Nothing but Scientologists
April 20, 2000
Berliner Zeitung Thorkit Treichel According to statements by Anne Ruehle, sect commissioner of the Senate, the Scientology Organization had sent out a half million invitations in advance. On Tuesday, however, when the "What is Scientology?"
exhibition opened on the fourth floor of a building in Steglitz, there was practically nobody there but its own members. They were helped neither by the leaflets which the Scientologists pushed into the hands of pedestrians nor by the little girl who was giving out blue and yellow balloons at the entrance to the building. About ten visitors found their way inside in the afternoon; they were greeted by about twice that many, permanently smiling Scientologists. They did not let the guests out of sight. "Do you have another question?" "Can I explain that to you?";
no visitor could look at the display tables without being disturbed.

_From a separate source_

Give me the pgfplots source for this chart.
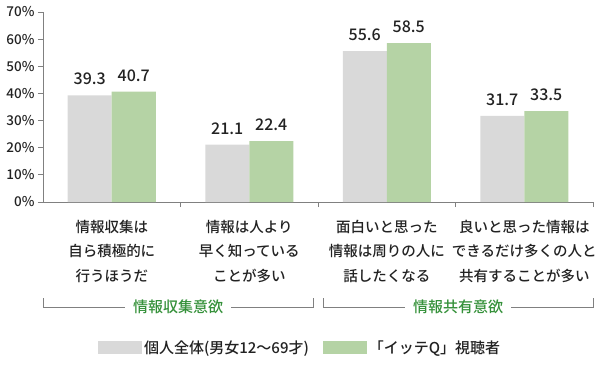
\documentclass[border=0pt]{standalone}
\usepackage{fontspec}
\setmainfont{Noto Sans CJK JP Medium}
\usepackage{pgfplots}
\pgfplotsset{compat=1.18}
\definecolor{gbar}{HTML}{D9D9D9}
\definecolor{gnbar}{HTML}{B5D3A5}
\definecolor{gtext}{HTML}{35913A}
\definecolor{axgray}{HTML}{808080}
\definecolor{txt}{HTML}{222222}
\begin{document}
\begin{tikzpicture}[x=1pt,y=1pt]
\useasboundingbox (0,0) rectangle (606,365);
\begin{axis}[
  at={(43pt,163pt)}, anchor=south west,
  scale only axis, width=550pt, height=190pt,
  xmin=-0.5, xmax=3.5, ymin=0, ymax=70,
  ybar, bar width=44pt,
  clip=false,
  axis x line*=bottom, axis y line*=left,
  axis line style={axgray, line width=0.8pt, -},
  ytick={0,10,...,70},
  yticklabel={\pgfmathprintnumber{\tick}\%},
  /pgf/number format/assume math mode=true,
  yticklabel style={font=\fontsize{13.5}{14}\selectfont, color=txt},
  tick align=outside, major tick length=5pt,
  tick style={axgray, line width=0.8pt},
  xtick={0.5,1.5,2.5,3.5}, xticklabels={},
  nodes near coords,
  every node near coord/.append style={font=\fontsize{16}{16}\selectfont, color=txt, anchor=south, inner sep=0pt, yshift=10pt},
  nodes near coords={\pgfmathprintnumber[fixed,fixed zerofill,precision=1]{\pgfplotspointmeta}},
  legend style={at={(0.4675,-0.768)}, anchor=center, draw=none, legend columns=2,
    font=\fontsize{15}{15}\selectfont, text=txt,
    /tikz/every even column/.append style={column sep=12pt}},
  legend image code/.code={\fill[#1] (0pt,-6.5pt) rectangle (44pt,6.5pt);},
]
\addplot[fill=gbar, draw=none, bar shift=-22pt] coordinates {(0,39.3) (1,21.1) (2,55.6) (3,31.7)};
\addplot[fill=gnbar, draw=none, bar shift=22pt] coordinates {(0,40.7) (1,22.4) (2,58.5) (3,33.5)};
\legend{個人全体(男女12～69才), 「イッテQ」視聴者}
\end{axis}
\begin{scope}[every node/.style={align=center, anchor=north, inner sep=0pt, font=\fontsize{14.5}{24.5}\selectfont, text=txt}]
\node at (111.75,145) {情報収集は\\自ら積極的に\\行うほうだ};
\node at (249.25,145) {情報は人より\\早く知っている\\ことが多い};
\node at (386.75,145) {面白いと思った\\情報は周りの人に\\話したくなる};
\node at (524.25,145) {良いと思った情報は\\できるだけ多くの人と\\共有することが多い};
\end{scope}
\draw[axgray, line width=0.8pt] (43,67) |- (313,58) -- (313,67);
\draw[axgray, line width=0.8pt] (323,67) |- (593,58) -- (593,67);
\node[fill=white, inner xsep=8pt, text=gtext, font=\fontsize{15}{15}\selectfont] at (178,58) {情報収集意欲};
\node[fill=white, inner xsep=8pt, text=gtext, font=\fontsize{15}{15}\selectfont] at (458,58) {情報共有意欲};
\end{tikzpicture}
\end{document}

Despite the scanty response, the arrangers looked like they were thrilled. They said they had already counted about 100 visitors. "Based on the great demand, we will extend the exhibition for a couple of days," said the sect spokesman, Georg Stoffel. He also expressed himself optimistically as far as the number of Scientologists in Berlin. He mentioned up to 2,000; Anne Ruehle, in contrast, assumes there are a few hundred members in the city. "Scientology does not have a running start," she said.
She also said that the exhibition served the purposes of recruitment and of bettering their image. The sect, which has been under surveillance by Constitutional Security since 1997 because it positions itself against the basic system of a liberal democracy, presents itself as a religious community. The exhibition, said Ruehle, only shows a facade and conceals the true goals of the sect: coordinating and establishing a totalitarian society. "There is no reason to call off the alarm."
The exhibition had originally been planned to take place in the Best Western Hotel in Steglitz. Hotel management terminated the agreement after intervention from the federal press office. Scientology spoke of it as "religious discrimination." (tt.)